■ **SET TASK**
Reproduce the material below line by line, beginning with its first line and ending with the line that contains "import plotly.graph_objects as go"; leave out pictures.

* * *

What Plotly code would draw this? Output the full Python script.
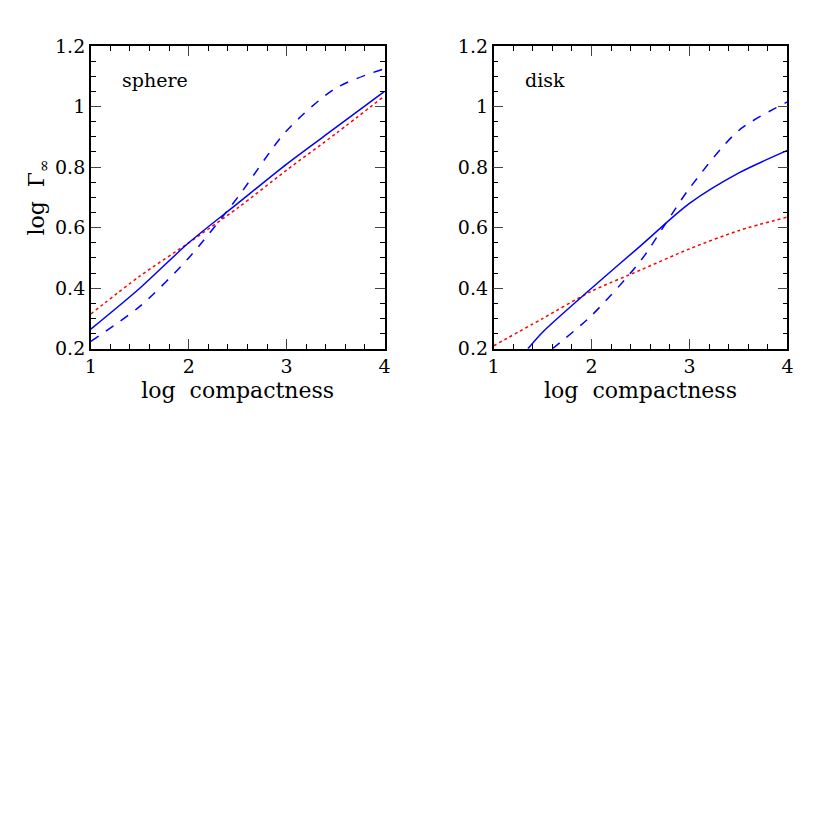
import plotly.graph_objects as go

x = [1, 1.5, 2, 2.5, 3, 3.5, 4]
sph_solid = [0.265, 0.40, 0.55, 0.68, 0.81, 0.93, 1.05]
sph_dash = [0.225, 0.34, 0.50, 0.70, 0.92, 1.06, 1.125]
sph_dot = [0.315, 0.44, 0.55, 0.665, 0.79, 0.91, 1.035]
x_ds = [1.35, 1.5, 2, 2.5, 3, 3.5, 4]
dsk_solid = [0.2, 0.255, 0.40, 0.54, 0.68, 0.78, 0.855]
x_dd = [1.6, 2, 2.5, 2.75, 3, 3.5, 4]
dsk_dash = [0.2, 0.31, 0.49, 0.61, 0.73, 0.92, 1.015]
dsk_dot = [0.21, 0.30, 0.39, 0.46, 0.53, 0.59, 0.635]

fig = go.Figure()
def add(xs, ys, color, dash, ax):
    fig.add_trace(go.Scatter(x=xs, y=ys, mode="lines", line=dict(color=color, dash=dash, width=1.5, shape="spline", smoothing=0.8),
                             xaxis="x" + ax, yaxis="y" + ax, showlegend=False))
add(x, sph_dot, "red", "dot", "")
add(x, sph_solid, "blue", "solid", "")
add(x, sph_dash, "blue", "dash", "")
add(x, dsk_dot, "red", "dot", "2")
add(x_ds, dsk_solid, "blue", "solid", "2")
add(x_dd, dsk_dash, "blue", "dash", "2")

font = dict(family="DejaVu Serif", size=19, color="black")
tfont = dict(family="DejaVu Serif", size=22, color="black")
xa = dict(range=[1, 4], tickvals=[1, 2, 3, 4], ticks="inside", ticklen=10, mirror="allticks", showline=True,
          linecolor="black", linewidth=1.5, showgrid=False, zeroline=False, tickfont=font,
          minor=dict(dtick=0.2, ticks="inside", ticklen=5, tickcolor="black"),
          title=dict(text="log  compactness", font=tfont, standoff=6))
ya = dict(range=[0.2, 1.2], tickvals=[0.2, 0.4, 0.6, 0.8, 1.0, 1.2], ticktext=["0.2", "0.4", "0.6", "0.8", "1", "1.2"],
          ticks="inside", ticklen=10, mirror="allticks", showline=True, linecolor="black", linewidth=1.5,
          showgrid=False, zeroline=False, tickfont=font,
          minor=dict(dtick=0.05, ticks="inside", ticklen=5, tickcolor="black"),
          domain=[0.5918, 0.9667])
fig.update_layout(
    width=830, height=830, margin=dict(l=0, r=0, t=0, b=0), plot_bgcolor="white", paper_bgcolor="white",
    xaxis=dict(xa, domain=[0.0939, 0.4530], anchor="y"),
    yaxis=dict(ya, anchor="x", title=dict(text="log  Γ<sub>∞</sub>", font=tfont, standoff=4)),
    xaxis2=dict(xa, domain=[0.5863, 0.9455], anchor="y2"),
    yaxis2=dict(ya, anchor="x2"),
    annotations=[
        dict(text="sphere", x=0.1, y=0.93, xref="x domain", yref="y domain", xanchor="left", yanchor="top", showarrow=False, font=font),
        dict(text="disk", x=0.1, y=0.93, xref="x2 domain", yref="y2 domain", xanchor="left", yanchor="top", showarrow=False, font=font),
    ],
)
fig.write_html("out.html")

* * *

■ **EXERCISE RESULT**
What Plotly code would draw this? Output the full Python script.
import plotly.graph_objects as go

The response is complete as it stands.